03 June 2012

Blender 3D Architecture, Buildings and Scenery - Chapter 2 of 14 Review

Before I get started in reviewing the rest of the chapters from B3D ABS, I want to have a rant about the overall quality of this book.

My first complaint is that the grammar used in this book is awful. I didn't really notice it in the 1st chapter of the book, but pretty much all the chapters after that were loaded with strange grammatical errors. I don't mean punctuation, as much as I do just wrongly worded/words in the wrong order in the book. Now I know that Allan Brito's native language is not English so he can be forgiven for being lose with the English language. However the publisher and editors that should support (i.e. the Packt Publishing team) Brito by finding and correcting these kind of issue for him, are not doing their jobs correctly.

The proofreaders that were supposed to have proofread this book (Dirk Manuel, Chris Smith); as far as I can tell did no such thing. As no proofreader would leave so many errors in a text. This is what makes the following paragraphs at the back of the book even more comical:

"We welcome all inquiries from people who are interested in authoring. Book proposals should be sent to authors@packtpub.com. If your book idea is still at an early stage and you would like to discuss it first before writing a formal book proposal, contact us; one of our commissioning editors will get in touch with you.

We're not just looking for published authors; if you have strong technical skills but no writing experience, our experienced editors can help you develop a writing career, or simply get some additional reward for your expertise."

There definition of experienced editors leaves something to be desired, if this books is anything to go by.

My second complaint is that most of the text and pictures within this book covered the older version of Blender (2.45) and not the newer 2.46 version. Now I was prepared to put this down to the fact that the book had been printed before 2.46 had come out, and leave it at that, I mean it happens. However on getting through the book I find there is a 2.46 specific section in it. This being the case why was it not possible to make the rest of the book 2.46 specific as the svn and graphicall.org build versions of 2.46/2.45 rinky releases have been around for a long time.

It seems to me that it is very lazy to use old screenshots which no longer match up to the way Blender 2.46 now is. Especially as some of the options and settings that have changed are important.

My third complaint is that at the end of chapter 1, a picture is shown of a ray traced table the implication being that using this book we will be modelling such a table. No such table is ever modelled in this book and certainly anything that is modelled is not modelled to that sort of quality.

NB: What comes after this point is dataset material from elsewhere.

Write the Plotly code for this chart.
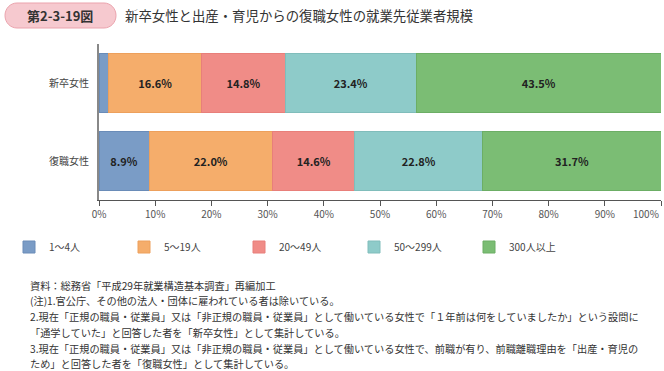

The book from the beginning chapters gives the impression that you will be building entire buildings and offices. None of this ever happens. You are left to build partial models and no overall building emerges.

At one point you get to make a floor, window, door and a chair and that is about it as far as object modelling goes. The book doesn't even pull together these individual mode into a whole.

My forth complaint is one that I'm not really sure who to blame so the blame will have to fall to Allan Brito. The complain is that almost constantly throughout the book menus and panels are confused; so often panels that have names are given the title menu. This would be very confusing for a Blender newbie who would start look at the menu bar and not at the panel which is what is really needed.

My fifth complaint is one that I had a feeling would happen; and that is that the book is much too broad and doesn't go into enough depth in most of the chapters to make the information in those chapters useful enough to a professional Architectural Modeller. This is a big problem as it mean that a true Blender Newbie can't use the book very well because it add in a lot of architectural concerns which won't really interest the newbie Blender user. On the other hand a professional Architect wont get enough architectural information and depth from this book for it to be overly useful to them. That's not to say there aren't some useful chapters in the book, it's just that they are spread very thinly.

My sixth complaint is that the person in charge of checking the layout of the book didn't do a very good job as in one place an entire section appears to be repeated twice and numerous times pictures and screenshots were incorrectly placed and indicated to be showing something they were not.

Anyway, all that said lets get on with more chapter reviews....

Blender 3D Architecture, Buildings and Scenery - Chapter 2 of 14 Review

This chapter describes the interface basics of Blender, such as the names of the various bits of the interface. Blender scenes and screens features are given a brief description, with enough information to be able to use them. Having gone through scenes and screen, we are moved onto the various ways in which interface windows can be manipulated in terms of splitting/resizing and closing. The various window types are described and it is shown how to switch between them. The importance of keyboard input is explained and the various uses of Numpad for switching to various viewpoints are described.

Various methods of manipulating objects such as rotation/scaling/selecting and moving objects are explained. How to rename an object is shown, but for reasons only known to the author, using the N key to open the Transformation Properties window to rename objects is not explained.

The Outliner is very well described and most of it's features are described in a fairly detailed ways. Rendering options and the various uses of them are described briefly, as well as the links to the Camera and the rendered scene.

Uses of the 3D cursor and the pivot point are described.

All in all this chapter seems fairly complete.